The awful carnage which followed is known in history as the Massacre of St. Bartholomew, because it occurred upon the anniversary of a festival in honor of St. Bartholomew, which had long been celebrated.

As the solemn dirge from the steeple rang out upon the air, the king stood at the window of the palace trembling in every limb, but the demoniacal Catherine was aroused to a frenzy of delight. The first victim was the wounded Coligni. The Duke of Guise with three hundred soldiers hastened to the lodgings of the admiral, and the gates were forced and the assassins entered the sick man’s chamber. Helpless, and abandoned by his frightened servants, he was brutally butchered, and his bleeding body was thrown out of the window at the command of the Duke of Guise, who desired to look upon his dead enemy. Giving the mangled corpse a kick in the face, the duke exclaimed: “Courage, comrades, we have happily begun. Let us now go for others.
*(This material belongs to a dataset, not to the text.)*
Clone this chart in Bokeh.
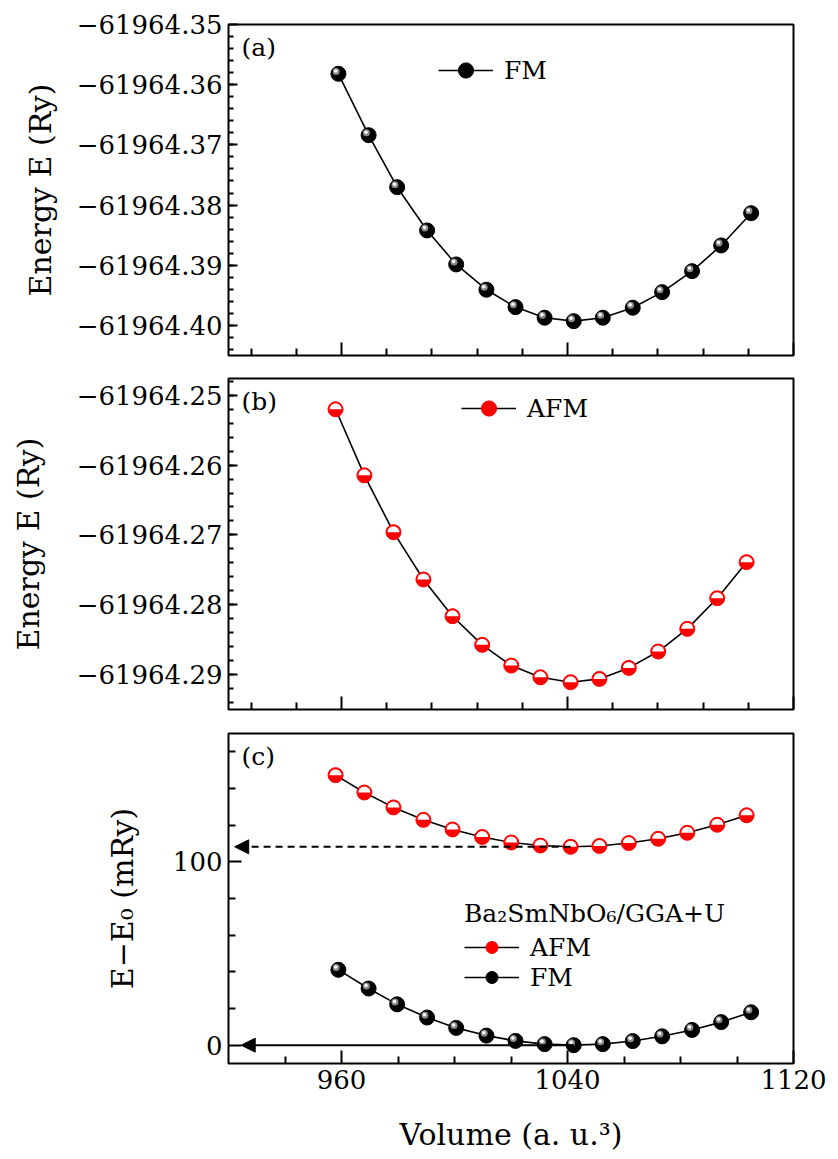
import numpy as np
from bokeh.plotting import figure
from bokeh.layouts import column
from bokeh.models import Range1d, FixedTicker, Legend, LegendItem, Label, Arrow, NormalHead
from bokeh.embed import file_html
from bokeh.resources import INLINE

FONT = "DejaVu Serif"

# ---------------- data ----------------
vol_fm = [958.9, 969.6, 979.7, 990.3, 1000.6, 1011.3, 1021.6, 1031.9,
          1042.2, 1052.5, 1063.1, 1073.5, 1084.1, 1094.4, 1105.0]
e_fm = [-61964.35819, -61964.36839, -61964.37703, -61964.38422, -61964.38987,
        -61964.39407, -61964.39696, -61964.39872, -61964.39929, -61964.39872,
        -61964.39706, -61964.39447, -61964.39098, -61964.38671, -61964.38135]
vol_afm = [957.9, 968.1, 978.4, 989.0, 999.3, 1009.8, 1020.1, 1030.4,
           1041.1, 1051.3, 1061.7, 1072.1, 1082.4, 1093.0, 1103.4]
e_afm = [-61964.25201, -61964.26147, -61964.26960, -61964.27638, -61964.28164,
         -61964.28574, -61964.28871, -61964.29039, -61964.29110, -61964.29062,
         -61964.28904, -61964.28670, -61964.28345, -61964.27906, -61964.27390]

# ticks and tick labels
x_major = [960, 1040, 1120]
x_labels = ["960", "1040", "1120"]
x_minor_ab = [928, 944, 976, 992, 1008, 1024, 1056, 1072, 1088, 1104]
x_minor_c = [940, 980, 1000, 1020, 1060, 1080, 1100]

ya_major = [-61964.40, -61964.39, -61964.38, -61964.37, -61964.36, -61964.35]
ya_labels = ["\u221261964.40", "\u221261964.39", "\u221261964.38",
             "\u221261964.37", "\u221261964.36", "\u221261964.35"]
yb_major = [-61964.29, -61964.28, -61964.27, -61964.26, -61964.25]
yb_labels = ["\u221261964.29", "\u221261964.28", "\u221261964.27",
             "\u221261964.26", "\u221261964.25"]
yc_major = [0, 100]
yc_labels = ["0", "100"]
yc_minor = [20, 40, 60, 80, 120, 140, 160]

# relative energies (mRy) with respect to the FM minimum
e0 = min(e_fm)
rel_fm = [(e - e0) * 1000.0 for e in e_fm]
rel_afm = [(e - e0) * 1000.0 for e in e_afm]

FW = 565
XR = (920, 1120)


def make_fig(yr, fh, top, bottom):
    p = figure(frame_width=FW, frame_height=fh,
               x_range=Range1d(*XR), y_range=Range1d(*yr),
               min_border_left=228, min_border_right=45,
               min_border_top=top, min_border_bottom=bottom,
               output_backend="svg", toolbar_location=None,
               background_fill_color="white", border_fill_color="white")
    p.grid.visible = False
    p.outline_line_color = "black"
    p.outline_line_width = 2
    for ax in (p.xaxis[0], p.yaxis[0]):
        ax.axis_line_color = None
        ax.major_tick_out = 0
        ax.minor_tick_out = 0
        ax.major_tick_line_width = 2
        ax.minor_tick_line_width = 2
        ax.major_label_text_font = FONT
        ax.major_label_text_font_size = "26px"
        ax.major_label_text_color = "black"
        ax.axis_label_text_font = FONT
        ax.axis_label_text_font_size = "30px"
        ax.axis_label_text_font_style = "normal"
        ax.axis_label_text_color = "black"
    return p


def hide_x_labels(p):
    p.xaxis.major_label_overrides = {v: "" for v in x_major}
    p.xaxis.major_label_text_font_size = "1px"
    p.xaxis.major_label_standoff = 0


def fm_marks(p, xs, ys, yr, fh):
    lr = p.line(xs, ys, line_color="black", line_width=1.6)
    sr = p.scatter(xs, ys, size=15, fill_color="black", line_color="black")
    dx = (XR[1] - XR[0]) / FW
    dy = (yr[1] - yr[0]) / fh
    p.scatter([x - 2.2 * dx for x in xs], [y + 2.4 * dy for y in ys],
              size=7, fill_color="#8a8a8a", line_color=None)
    p.scatter([x - 2.6 * dx for x in xs], [y + 2.9 * dy for y in ys],
              size=3.5, fill_color="white", line_color=None)
    return lr, sr


def afm_marks(p, xs, ys):
    lr = p.line(xs, ys, line_color="black", line_width=1.6)
    sr = p.scatter(xs, ys, size=15, fill_color="red", line_color="red", line_width=1)
    p.wedge(xs, ys, radius=6, radius_units="screen", start_angle=0,
            end_angle=np.pi, fill_color="white", line_color=None)
    return lr, sr


def style_legend(leg):
    leg.border_line_color = None
    leg.background_fill_alpha = 0
    leg.padding = 0
    leg.margin = 0
    leg.glyph_width = 55
    leg.label_standoff = 11
    leg.label_text_font = FONT
    leg.label_text_font_size = "25px"
    leg.label_text_color = "black"


def panel_label(p, txt, yr):
    p.add_layout(Label(x=XR[0], y=yr[1], text=txt, x_offset=13, y_offset=-8,
                       text_baseline="top", text_align="left",
                       text_font=FONT, text_font_size="25px", text_color="black"))


# ---------------- panel (a) ----------------
yr_a = (-61964.405, -61964.35)
p1 = make_fig(yr_a, 331, 24, 12)
p1.xaxis.ticker = FixedTicker(ticks=x_major, minor_ticks=x_minor_ab)
p1.xaxis.major_tick_in = 13
p1.xaxis.minor_tick_in = 7
hide_x_labels(p1)
p1.yaxis.ticker = FixedTicker(ticks=ya_major,
                              minor_ticks=list(np.arange(-61964.404, -61964.3505, 0.002)))
p1.yaxis.major_label_overrides = dict(zip(ya_major, ya_labels))
p1.yaxis.major_tick_in = 9
p1.yaxis.minor_tick_in = 5
p1.yaxis.major_label_standoff = 6
p1.yaxis.axis_label = "Energy E (Ry)"
p1.yaxis.axis_label_standoff = 16
lr, sr = fm_marks(p1, vol_fm, e_fm, yr_a, 331)
leg1 = Legend(items=[LegendItem(label="FM", renderers=[lr, sr])], location=(210, 266))
style_legend(leg1)
leg1.glyph_height = 38
p1.add_layout(leg1)
panel_label(p1, "(a)", yr_a)

# ---------------- panel (b) ----------------
yr_b = (-61964.295, -61964.2476)
p2 = make_fig(yr_b, 331, 11, 12)
p2.xaxis.ticker = FixedTicker(ticks=x_major, minor_ticks=x_minor_ab)
p2.xaxis.major_tick_in = 13
p2.xaxis.minor_tick_in = 7
hide_x_labels(p2)
p2.yaxis.ticker = FixedTicker(ticks=yb_major,
                              minor_ticks=list(np.arange(-61964.294, -61964.2475, 0.002)))
p2.yaxis.major_label_overrides = dict(zip(yb_major, yb_labels))
p2.yaxis.major_tick_in = 9
p2.yaxis.minor_tick_in = 5
p2.yaxis.major_label_standoff = 6
p2.yaxis.axis_label = "Energy E (Ry)"
p2.yaxis.axis_label_standoff = 28
lr, sr = afm_marks(p2, vol_afm, e_afm)
leg2 = Legend(items=[LegendItem(label="AFM", renderers=[lr, sr])], location=(233, 282))
style_legend(leg2)
leg2.glyph_height = 38
p2.add_layout(leg2)
panel_label(p2, "(b)", yr_b)

# ---------------- panel (c) ----------------
yr_c = (-10, 170)
p3 = make_fig(yr_c, 330, 12, 96)
p3.xaxis.ticker = FixedTicker(ticks=x_major, minor_ticks=x_minor_c)
p3.xaxis.major_label_overrides = dict(zip(x_major, x_labels))
p3.xaxis.major_tick_in = 13
p3.xaxis.minor_tick_in = 7
p3.xaxis.major_label_standoff = 6
p3.xaxis.axis_label = "Volume (a. u.\u00b3)"
p3.xaxis.axis_label_standoff = 25
p3.yaxis.ticker = FixedTicker(ticks=yc_major, minor_ticks=yc_minor)
p3.yaxis.major_label_overrides = dict(zip(yc_major, yc_labels))
p3.yaxis.major_tick_in = 13
p3.yaxis.minor_tick_in = 7
p3.yaxis.major_label_standoff = 6
p3.yaxis.axis_label = "E\u2212E\u2080 (mRy)"
p3.yaxis.axis_label_standoff = 30

i_fm = int(np.argmin(rel_fm))
i_afm = int(np.argmin(rel_afm))
p3.add_layout(Arrow(end=NormalHead(size=14, fill_color="black", line_color="black"),
                    x_start=vol_fm[i_fm], y_start=rel_fm[i_fm],
                    x_end=XR[0] + 4.5, y_end=rel_fm[i_fm],
                    line_color="black", line_width=2))
p3.add_layout(Arrow(end=NormalHead(size=14, fill_color="black", line_color="black"),
                    x_start=vol_afm[i_afm], y_start=rel_afm[i_afm],
                    x_end=XR[0] + 2.2, y_end=rel_afm[i_afm],
                    line_color="black", line_width=2, line_dash="7 5"))

lr_a, sr_a = afm_marks(p3, vol_afm, rel_afm)
lr_f, sr_f = fm_marks(p3, vol_fm, rel_fm, yr_c, 330)
leg3 = Legend(items=[LegendItem(label="AFM", renderers=[lr_a, sr_a]),
                     LegendItem(label="FM", renderers=[lr_f, sr_f])],
              location=(236, 71), title="Ba\u2082SmNbO\u2086/GGA+U")
style_legend(leg3)
leg3.glyph_height = 30
leg3.label_height = 29
leg3.spacing = 0
leg3.title_text_font = FONT
leg3.title_text_font_size = "25px"
leg3.title_text_font_style = "normal"
leg3.title_text_color = "black"
leg3.title_standoff = 4
p3.add_layout(leg3)
panel_label(p3, "(c)", yr_c)

layout = column(p1, p2, p3, spacing=0)
open("out.html", "w").write(file_html(layout, INLINE))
The king commands it.”

Sixteen years from that time the Duke of Guise was himself assassinated, and received a kick in the face from Henry III., the brother of Charles IX., in whose service he was performing these diabolical deeds.

The streets everywhere resounded with the cries of “Kill! kill!”

At the commencement of the carnage, the queen of Navarre was awakened by a cry at her door: “Navarre! Navarre!” Supposing it was her husband, she ordered her attendants to open the door, whereupon a bleeding Huguenot rushed to her bedside and clasped the queen’s arm, begging for his life. He was followed by Catholic soldiers; but at the entreaty of the princess his life was spared. Words are weak to describe the horrors of that direful night. Gory bodies were suspended from the windows; the dead were piled in heaps in the streets; the pavements were slippery with the streaming blood; human heads were kicked as footballs along the boulevards, by the bestial fiends who had become frenzied with the sight of blood. And in the midst of this awful scene of terror, priests paraded in their sacerdotal robes, bearing aloft the crucifixes, and shouting their blasphemous hymns of rejoicing, and inciting the demoniacal murderers to fresh deeds of hellish hate. Catholic nobles and generals rode through the streets with gorgeous retinues, and called upon the people to wreak their vengeance upon the helpless Protestants. For a whole week the massacre continued, and it is estimated that one hundred thousand Protestants perished throughout the kingdom.

When the morning was well advanced, Catherine, Charles, and a profligate band of lords and ladies walked through the reeking streets, and gazed with calmness and satisfaction upon the heaps of dead piled up before the Louvre; and they even indulged in ribald jest and merriment.

The Catholic pulpits resounded with exultant harangues after this hellish work was ended, and in honor of the event a medallion was struck off, with the inscription, “La Piété a reveillé la Justice.”

From every part of Protestant Europe arose a cry of horror. Queen Elizabeth shrouded her court in mourning, and refused to give audience to the French ambassador, who exclaimed in mortification and chagrin, “I am ashamed to acknowledge myself a Frenchman.”

But Philip of Spain, the “Demon of the South,” wrote to the infamous Catherine de’ Medici:—

“These tidings are the greatest and the most glorious I could have received.”